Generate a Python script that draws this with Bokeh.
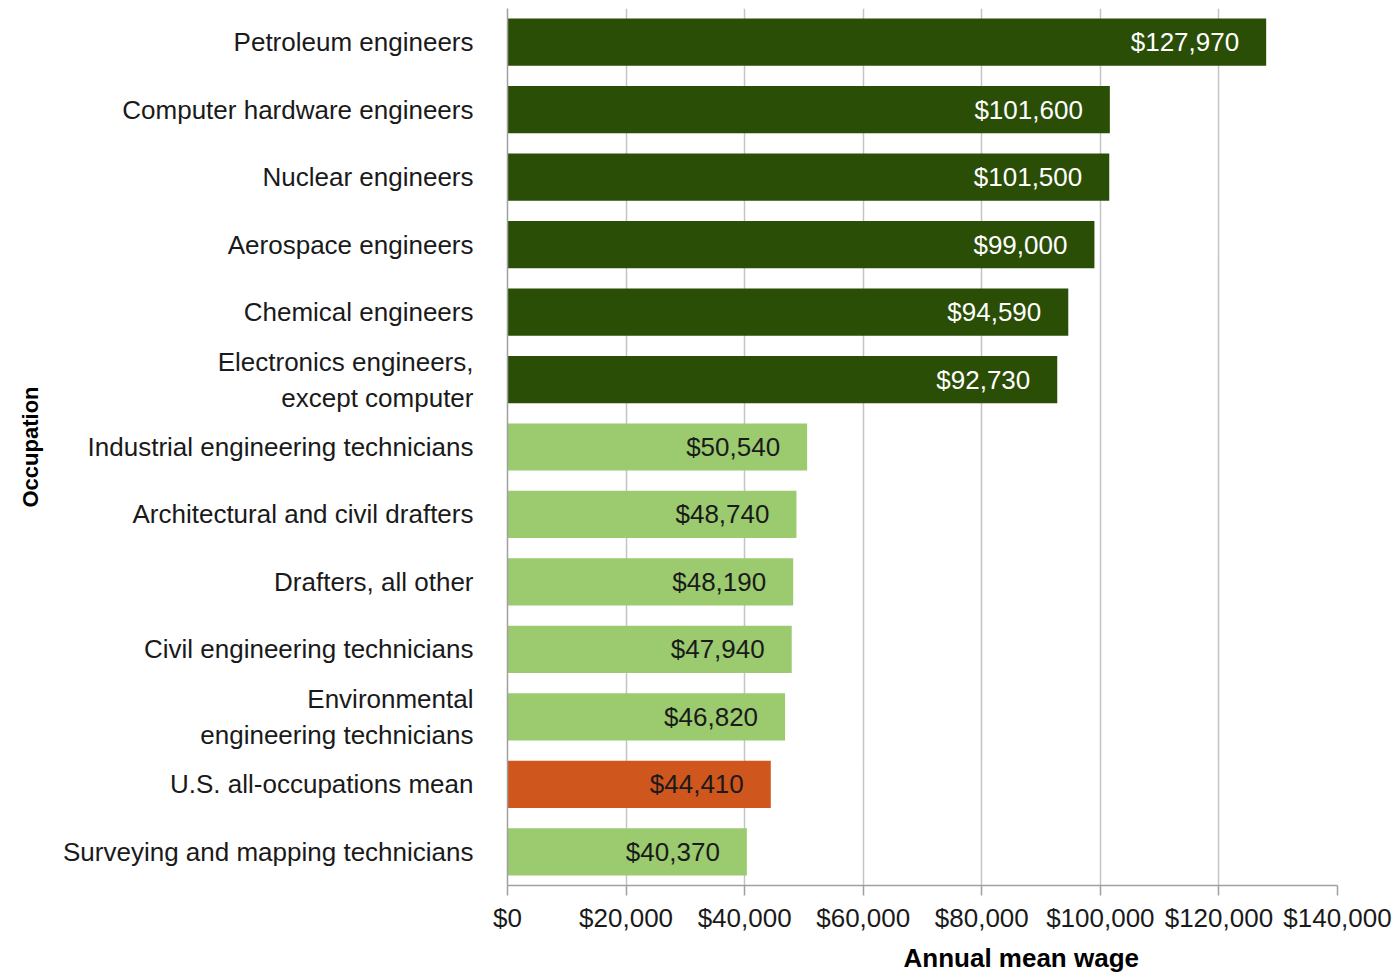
from bokeh.plotting import figure
from bokeh.models import ColumnDataSource, FactorRange, Range1d, NumeralTickFormatter, Title, FixedTicker
from bokeh.embed import file_html
from bokeh.resources import INLINE

occupations = [
    "Petroleum engineers",
    "Computer hardware engineers",
    "Nuclear engineers",
    "Aerospace engineers",
    "Chemical engineers",
    "Electronics engineers,\nexcept computer",
    "Industrial engineering technicians",
    "Architectural and civil drafters",
    "Drafters, all other",
    "Civil engineering technicians",
    "Environmental\nengineering technicians",
    "U.S. all-occupations mean",
    "Surveying and mapping technicians",
]
wages = [127970, 101600, 101500, 99000, 94590, 92730, 50540, 48740, 48190, 47940, 46820, 44410, 40370]
groups = ["eng", "eng", "eng", "eng", "eng", "eng", "tech", "tech", "tech", "tech", "tech", "mean", "tech"]
x_ticks = [0, 20000, 40000, 60000, 80000, 100000, 120000, 140000]

fill_map = {"eng": "#2b4e07", "tech": "#9bca6f", "mean": "#cf561c"}
text_map = {"eng": "#ffffff", "tech": "#1a1a1a", "mean": "#1a1a1a"}

src = ColumnDataSource(dict(
    occ=occupations,
    wage=wages,
    fill=[fill_map[g] for g in groups],
    tcol=[text_map[g] for g in groups],
    lab=["${:,}".format(w) for w in wages],
))

FONT = "Liberation Sans"

p = figure(
    frame_width=830, frame_height=877,
    y_range=FactorRange(factors=list(reversed(occupations)), range_padding=0),
    x_range=Range1d(0, 140000),
    output_backend="svg", toolbar_location=None,
    min_border_left=507, min_border_top=8, min_border_right=58, min_border_bottom=0,
)
p.outline_line_color = None

p.hbar(y="occ", right="wage", left=0, height=0.7, fill_color="fill", line_color=None, source=src)
p.text(x="wage", y="occ", text="lab", text_color="tcol", source=src,
       text_align="right", text_baseline="middle", x_offset=-27,
       text_font_size="26px", text_font={"value": FONT})

p.xaxis.ticker = FixedTicker(ticks=x_ticks)
p.xaxis.formatter = NumeralTickFormatter(format="$0,0")
p.xaxis.major_label_text_font = FONT
p.xaxis.major_label_text_font_size = "26px"
p.xaxis.major_label_text_color = "#1a1a1a"
p.xaxis.axis_line_color = "#a0a0a0"
p.xaxis.axis_line_width = 1.5
p.xaxis.major_tick_line_color = "#a0a0a0"
p.xaxis.major_tick_line_width = 1.5
p.xaxis.major_tick_in = 0
p.xaxis.major_tick_out = 10
p.xaxis.minor_tick_line_color = None
p.xaxis.major_label_standoff = 7

p.yaxis.axis_line_color = "#a0a0a0"
p.yaxis.axis_line_width = 1.5
p.yaxis.major_tick_line_color = None
p.yaxis.minor_tick_line_color = None
p.yaxis.major_label_text_font = FONT
p.yaxis.major_label_text_font_size = "26px"
p.yaxis.major_label_text_color = "#1a1a1a"
p.yaxis.major_label_standoff = 28
p.yaxis.axis_label = "Occupation"
p.yaxis.axis_label_text_font = FONT
p.yaxis.axis_label_text_font_style = "bold"
p.yaxis.axis_label_text_font_size = "22px"
p.yaxis.axis_label_text_color = "#000000"
p.yaxis.axis_label_standoff = 17

p.xgrid.grid_line_color = "#c4c4c4"
p.xgrid.grid_line_width = 1.5
p.ygrid.grid_line_color = None

p.add_layout(Title(text="Annual mean wage", align="left", offset=396,
                   text_font=FONT, text_font_style="bold", text_font_size="26px",
                   text_color="#000000"), "below")

open("out.html", "w").write(file_html(p, INLINE))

--

### Challenge:
Pictures stay out. Print the data exactly, from its first line through the line containing "100000, 120000, 140000]".

### Final result:
Generate a Python script that draws this with Bokeh.
from bokeh.plotting import figure
from bokeh.models import ColumnDataSource, FactorRange, Range1d, NumeralTickFormatter, Title, FixedTicker
from bokeh.embed import file_html
from bokeh.resources import INLINE

occupations = [
    "Petroleum engineers",
    "Computer hardware engineers",
    "Nuclear engineers",
    "Aerospace engineers",
    "Chemical engineers",
    "Electronics engineers,\nexcept computer",
    "Industrial engineering technicians",
    "Architectural and civil drafters",
    "Drafters, all other",
    "Civil engineering technicians",
    "Environmental\nengineering technicians",
    "U.S. all-occupations mean",
    "Surveying and mapping technicians",
]
wages = [127970, 101600, 101500, 99000, 94590, 92730, 50540, 48740, 48190, 47940, 46820, 44410, 40370]
groups = ["eng", "eng", "eng", "eng", "eng", "eng", "tech", "tech", "tech", "tech", "tech", "mean", "tech"]
x_ticks = [0, 20000, 40000, 60000, 80000, 100000, 120000, 140000]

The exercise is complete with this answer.